Teachers should approach this topic by treating globalization as a lens rather than a fixed narrative. Avoid framing it as an unstoppable force that homogenizes cultures. Instead, use case studies to show how people actively curate what they adopt, reject, or reinterpret from global influences. Research suggests that students grasp complexity when they connect historical diffusion (silk roads, colonization) to modern examples (K-pop, TikTok), so build bridges between past and present rather than treating them as separate eras.

Successful learning looks like students recognizing that cultural diffusion is not one-directional or destructive, but rather a process of negotiation and adaptation.

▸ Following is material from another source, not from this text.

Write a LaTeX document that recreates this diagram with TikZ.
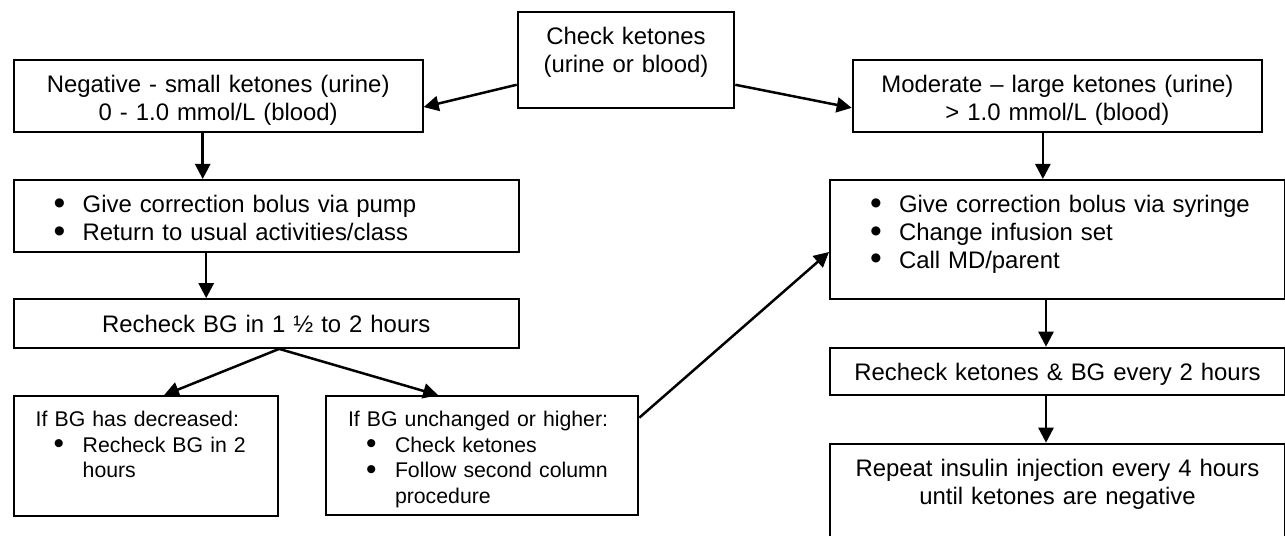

Students should be able to identify examples of hybridization in their own lives and explain how local cultures influence global trends as much as they are influenced by them.


Watch Out for These Misconceptions

  • During Gallery Walk: Cultural Artifacts Around the World, students may assume that artifacts labeled as 'global' represent a loss of local culture.

    During this activity, direct students to focus on the labels and descriptions that explain how each artifact blends global and local elements, such as a sari with a designer brand logo or a temple incorporating modern materials.

  • During Think-Pair-Share: Is There a Global Culture?, students might argue that a global culture means everyone becomes identical.

    During this activity, have students use the 'Think' phase to find evidence of hybridization in their own lives, such as a favorite food that combines local and international ingredients, to counter the idea of homogeneity.

  • During Socratic Seminar: Winners and Losers of Globalization, students may assume that globalization always destroys local cultures.

    During this activity, provide counterexamples in the readings or discussion prompts that highlight communities that have thrived by adapting global influences, such as indigenous groups using social media to promote traditional crafts.